Utsusemi/ Genji vs. Nezame/ The Emperor: Yoru no nezame as Transformative Fan Fiction  
Otilia Milutin (Middlebury College)

Paper short abstract:

In this paper, I apply contemporary research and theories on the production and consumption of fan fiction and on fandom communities to late Heian period court tale Yoru no Nezame, in order to analyze its relationship to its illustrious predecessor, The Tale of Genji.

Paper long abstract:

All across the world, fan communities, often composed predominately of women, consume, comment on and transform their favorite popular novels, TV series, movies, anime or manga, producing works of fan fiction that reinterpret and rewrite the original canon, giving it new meaning and form in the process. While fandom communities and their corpus of fan fiction are contemporary phenomena, this paper will argue that by examining their particular modes of reception, one can better understand similar reader communities and their engagement with canonical texts, despite the significant cultural and historical distance between them.
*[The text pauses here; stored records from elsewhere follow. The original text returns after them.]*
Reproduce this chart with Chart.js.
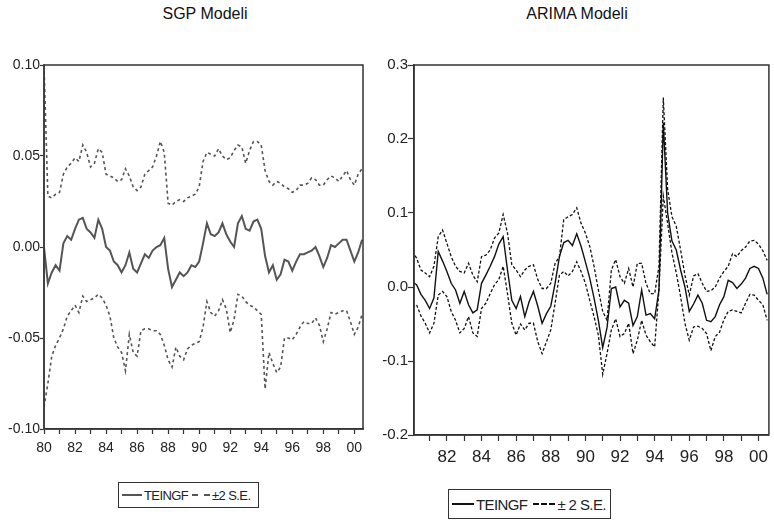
<!DOCTYPE html>
<html>
<head>
<meta charset="utf-8">
<script src="https://cdn.jsdelivr.net/npm/chart.js@4.4.1/dist/chart.umd.min.js"></script>
<style>
  html, body { margin:0; padding:0; background:#fff; }
  body { width:774px; height:526px; position:relative; overflow:hidden; font-family:"Liberation Sans", Arial, sans-serif; }
  .title { position:absolute; top:5px; font-size:16px; color:#111; text-align:center; }
  canvas { position:absolute; }
  .legend { position:absolute; border:1.5px solid #333; box-sizing:border-box; font-family:"Liberation Sans", Arial, sans-serif; color:#222; white-space:nowrap; display:flex; align-items:center; overflow:visible; letter-spacing:-0.6px; }
  .legend .seg { display:inline-block; height:0; margin:0 2px 0 3px; }
</style>
</head>
<body>
<div class="title" style="left:125px;width:160px;">SGP Modeli</div>
<div class="title" style="left:497px;width:160px;">ARIMA Modeli</div>
<canvas id="left" width="375" height="420" style="left:0;top:40px;"></canvas>
<canvas id="right" width="399" height="430" style="left:375px;top:40px;"></canvas>

<div class="legend" style="left:118px;top:482px;width:141px;height:26px;font-size:13px;">
  <span class="seg" style="width:20px;border-top:2px solid #555;"></span><span>TEINGF</span>
  <span class="seg" style="width:18px;border-top:2px dashed #555;margin-left:4px;"></span><span>±2 S.E.</span>
</div>
<div class="legend" style="left:448px;top:489px;width:163px;height:30px;font-size:15px;">
  <span class="seg" style="width:22px;border-top:2px solid #111;"></span><span>TEINGF</span>
  <span class="seg" style="width:22px;border-top:2px dashed #111;margin-left:6px;"></span><span>± 2 S.E.</span>
</div>

<script>
// Quarterly observations 1980Q1 .. 2000Q3
const startYear = 1980;
const quarterCount = 83;
const quarters = Array.from({length: quarterCount}, (_, i) => (startYear + Math.floor(i / 4)) + 'Q' + (i % 4 + 1));

// SGP model (left panel)
const sgpTeingf = [
  0.000,-0.020,-0.014,-0.010,-0.013, 0.002, 0.006, 0.004, 0.010, 0.015,
  0.016, 0.010, 0.008, 0.005, 0.015, 0.010, 0.000,-0.002,-0.008,-0.010,
 -0.014,-0.010,-0.003,-0.012,-0.014,-0.009,-0.004,-0.006,-0.002, 0.000,
  0.001, 0.005,-0.012,-0.022,-0.018,-0.014,-0.016,-0.014,-0.010,-0.011,
 -0.008, 0.002, 0.013, 0.007, 0.006, 0.008, 0.013, 0.007, 0.003, 0.000,
  0.013, 0.017, 0.010, 0.009, 0.014, 0.015, 0.010,-0.005,-0.014,-0.010,
 -0.018,-0.015,-0.007,-0.008,-0.013,-0.008,-0.004,-0.004,-0.003,-0.002,
  0.000,-0.005,-0.011,-0.006, 0.001, 0.000, 0.002, 0.004, 0.004,-0.002,
 -0.008,-0.003, 0.004
];
const sgpUpper = [
  0.100, 0.028, 0.027, 0.029, 0.030, 0.040, 0.044, 0.046, 0.049, 0.047,
  0.056, 0.052, 0.044, 0.046, 0.054, 0.052, 0.040, 0.039, 0.038, 0.036,
  0.037, 0.043, 0.039, 0.033, 0.031, 0.033, 0.040, 0.042, 0.044, 0.050,
  0.058, 0.052, 0.024, 0.023, 0.025, 0.026, 0.025, 0.027, 0.028, 0.029,
  0.033, 0.047, 0.052, 0.051, 0.050, 0.054, 0.050, 0.048, 0.049, 0.053,
  0.056, 0.055, 0.046, 0.053, 0.058, 0.058, 0.056, 0.042, 0.036, 0.034,
  0.036, 0.035, 0.033, 0.032, 0.030, 0.031, 0.034, 0.034, 0.035, 0.038,
  0.037, 0.034, 0.034, 0.037, 0.039, 0.038, 0.036, 0.039, 0.042, 0.037,
  0.034, 0.040, 0.043
];
const sgpLower = [
 -0.088,-0.075,-0.060,-0.054,-0.050,-0.045,-0.038,-0.035,-0.032,-0.036,
 -0.027,-0.030,-0.029,-0.028,-0.026,-0.028,-0.032,-0.038,-0.050,-0.055,
 -0.058,-0.068,-0.048,-0.058,-0.060,-0.046,-0.045,-0.045,-0.046,-0.046,
 -0.048,-0.054,-0.062,-0.066,-0.055,-0.060,-0.062,-0.056,-0.054,-0.053,
 -0.052,-0.044,-0.030,-0.036,-0.038,-0.035,-0.029,-0.034,-0.047,-0.040,
 -0.026,-0.027,-0.030,-0.032,-0.033,-0.035,-0.037,-0.078,-0.058,-0.064,
 -0.069,-0.066,-0.050,-0.050,-0.051,-0.048,-0.044,-0.041,-0.042,-0.042,
 -0.039,-0.043,-0.052,-0.045,-0.036,-0.037,-0.036,-0.035,-0.035,-0.041,
 -0.048,-0.044,-0.037
];

// ARIMA model (right panel)
const arimaTeingf = [
  0.007, 0.003,-0.010,-0.018,-0.029,-0.015, 0.048, 0.035, 0.021, 0.005,
 -0.004,-0.022,-0.006,-0.024,-0.035,-0.031, 0.005, 0.016, 0.028, 0.041,
  0.058, 0.068, 0.023,-0.018,-0.029,-0.013,-0.040,-0.020,-0.006,-0.026,
 -0.049,-0.036,-0.026, 0.005, 0.041, 0.060, 0.063, 0.056, 0.072, 0.055,
  0.034, 0.012,-0.015,-0.045,-0.082,-0.055,-0.002, 0.000,-0.027,-0.018,
 -0.022,-0.052,-0.040,-0.004,-0.038,-0.036,-0.043,-0.004, 0.222, 0.100,
  0.062, 0.050, 0.023, 0.000,-0.033,-0.023,-0.011,-0.022,-0.045,-0.047,
 -0.040,-0.024,-0.013, 0.009, 0.006,-0.002, 0.004, 0.012, 0.025, 0.028,
  0.025, 0.012,-0.010
];
const arimaUpper = [
  0.048, 0.039, 0.023, 0.019, 0.014, 0.028, 0.068, 0.077, 0.059, 0.041,
  0.028, 0.021, 0.019, 0.032, 0.016, 0.007, 0.041, 0.043, 0.050, 0.066,
  0.073, 0.098, 0.073, 0.030, 0.023, 0.014, 0.023, 0.028, 0.030, 0.010,
 -0.002,-0.002, 0.005, 0.032, 0.041, 0.091, 0.095, 0.098, 0.107, 0.086,
  0.073, 0.055, 0.028,-0.004,-0.033,-0.045, 0.023, 0.037, 0.014, 0.005,
  0.025, 0.000, 0.032, 0.032, 0.005,-0.009,-0.009, 0.028, 0.256, 0.132,
  0.095, 0.082, 0.050, 0.016,-0.011, 0.015, 0.018, 0.005,-0.006,-0.005,
  0.000, 0.012, 0.021, 0.028, 0.045, 0.041, 0.049, 0.054, 0.062, 0.063,
  0.058, 0.049, 0.036
];
const arimaLower = [
 -0.027,-0.024,-0.039,-0.049,-0.062,-0.049,-0.011,-0.006,-0.013,-0.033,
 -0.045,-0.062,-0.056,-0.040,-0.062,-0.067,-0.029,-0.022,-0.009, 0.003,
  0.010, 0.028,-0.009,-0.049,-0.065,-0.050,-0.058,-0.049,-0.049,-0.074,
 -0.090,-0.074,-0.058,-0.022, 0.016, 0.021, 0.015, 0.021, 0.034, 0.021,
  0.005,-0.018,-0.040,-0.065,-0.118,-0.090,-0.058,-0.043,-0.067,-0.063,
 -0.049,-0.090,-0.072,-0.045,-0.065,-0.074,-0.081,-0.004, 0.123, 0.086,
  0.046, 0.019,-0.013,-0.049,-0.072,-0.054,-0.053,-0.056,-0.063,-0.086,
 -0.067,-0.061,-0.044,-0.033,-0.031,-0.033,-0.035,-0.022,-0.010,-0.011,
 -0.018,-0.024,-0.045
];

// Axis tick values
const sgpYTicks = [-0.10, -0.05, 0.00, 0.05, 0.10];
const arimaYTicks = [-0.2, -0.1, 0.0, 0.1, 0.2, 0.3];

function qToYear(q) { const [y, n] = q.split('Q'); return +y + (+n - 1) / 4; }
function series(vals) { return vals.map((v, i) => ({ x: qToYear(quarters[i]), y: v })); }

const tickFont = "'Liberation Sans', Arial, sans-serif";

const framePlugin = {
  id: 'frame',
  afterDatasetsDraw(chart, args, opts) {
    const { ctx, chartArea: a } = chart;
    ctx.save();
    ctx.strokeStyle = opts.color;
    ctx.lineWidth = opts.width;
    ctx.strokeRect(a.left, a.top, a.right - a.left, a.bottom - a.top);
    ctx.restore();
  }
};

function makeChart(id, cfg) {
  const ds = (vals, color, width, dash) => ({
    data: series(vals), borderColor: color, borderWidth: width, borderDash: dash,
    pointRadius: 0, tension: 0, fill: false
  });
  return new Chart(document.getElementById(id), {
    type: 'line',
    data: { datasets: [
      ds(cfg.fit, cfg.color, cfg.fitWidth, []),
      ds(cfg.upper, cfg.color, cfg.bandWidth, cfg.dash),
      ds(cfg.lower, cfg.color, cfg.bandWidth, cfg.dash)
    ]},
    options: {
      responsive: false, devicePixelRatio: 1, animation: false,
      layout: { padding: cfg.padding },
      plugins: { legend: { display: false }, tooltip: { enabled: false }, frame: { color: cfg.frameColor, width: 1.5 } },
      scales: {
        x: {
          type: 'linear', min: cfg.xMin, max: cfg.xMax,
          afterFit: s => { s.height = cfg.xHeight; },
          grid: { display: true, drawOnChartArea: false, drawTicks: true, tickLength: cfg.xTickLen, tickColor: '#333', tickWidth: 1.2 },
          border: { display: true, color: cfg.frameColor, width: 1.5 },
          ticks: {
            stepSize: 1, autoSkip: false, maxRotation: 0, includeBounds: false, padding: cfg.xPad,
            color: '#222', font: { family: tickFont, size: cfg.xFont },
            callback: v => (Math.round(v) % 2 === 0) ? String(Math.round(v) % 100).padStart(2, '0') : ''
          }
        },
        y: {
          type: 'linear', min: cfg.yTicks[0], max: cfg.yTicks[cfg.yTicks.length - 1],
          afterFit: s => { s.width = cfg.yWidth; },
          afterBuildTicks: s => { s.ticks = cfg.yTicks.map(v => ({ value: v })); },
          grid: { display: true, drawOnChartArea: false, drawTicks: true, tickLength: cfg.yTickLen, tickColor: '#333', tickWidth: 1.2 },
          border: { display: true, color: cfg.yAxisColor, width: cfg.yAxisWidth },
          ticks: {
            padding: 0, color: '#222', font: { family: tickFont, size: cfg.yFont },
            callback: v => v.toFixed(cfg.decimals)
          }
        }
      }
    },
    plugins: [framePlugin]
  });
}

makeChart('left', {
  fit: sgpTeingf, upper: sgpUpper, lower: sgpLower,
  color: '#555', fitWidth: 2, bandWidth: 1.6, dash: [3, 3],
  frameColor: '#333', yAxisColor: '#777', yAxisWidth: 2,
  padding: { top: 25, right: 12, left: 0, bottom: 0 },
  xMin: 1980, xMax: 2000.56, xHeight: 31, xTickLen: 5, xFont: 14, xPad: 6,
  yTicks: sgpYTicks, yWidth: 44, yTickLen: 4, yFont: 14, decimals: 2
});

makeChart('right', {
  fit: arimaTeingf, upper: arimaUpper, lower: arimaLower,
  color: '#111', fitWidth: 1.4, bandWidth: 1.3, dash: [3, 2],
  frameColor: '#333', yAxisColor: '#333', yAxisWidth: 1.5,
  padding: { top: 25, right: 1, left: 0, bottom: 0 },
  xMin: 1980.1, xMax: 2000.6, xHeight: 35, xTickLen: 6, xFont: 17, xPad: 6,
  yTicks: arimaYTicks, yWidth: 39, yTickLen: 6, yFont: 15, decimals: 1
});
</script>
</body>
</html>
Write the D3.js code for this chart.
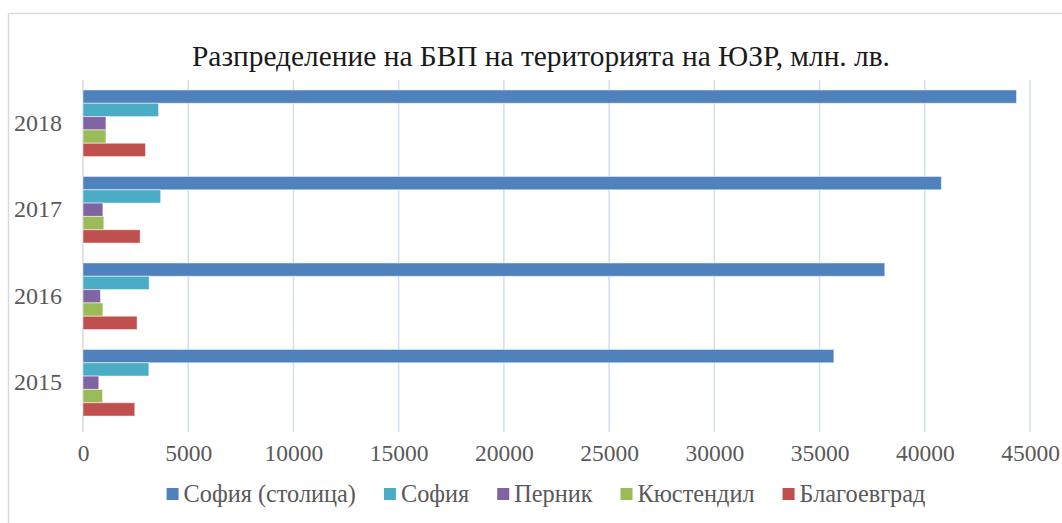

In particular, using the research on transformative fan fiction, I will examine the eleventh century monogatari or court tale Yoru no nezame attributed to Sugawara no Takasue's Daughter. I will argue, in this paper, that this court tale is a transformative work of fan fiction of the Genji monogatari, Murasaki Shikibu's early eleventh century masterpiece. By comparing two episodes in the two court tales, Genji's encounter with Utsusemi in the second chapter of Murasaki's tale and Nezame's attempt to escape the emperor's attention in the third book of Nezame respectively, I will demonstrate that Takasue's Daughter's approach to the Genji, like that of contemporary fan fiction writers, challenges and rewrites her favorite work to convey a different message and serve her own agenda. In the case of Nezame, the transformation of the canonical Genji scene into the Nezame episode is of particular value, not only to show how late eleventh century Genji readers read and understood Murasaki's tale, but also to draw attention to how they engaged with one particular aspect of the Genji: its episodes of sexual violence.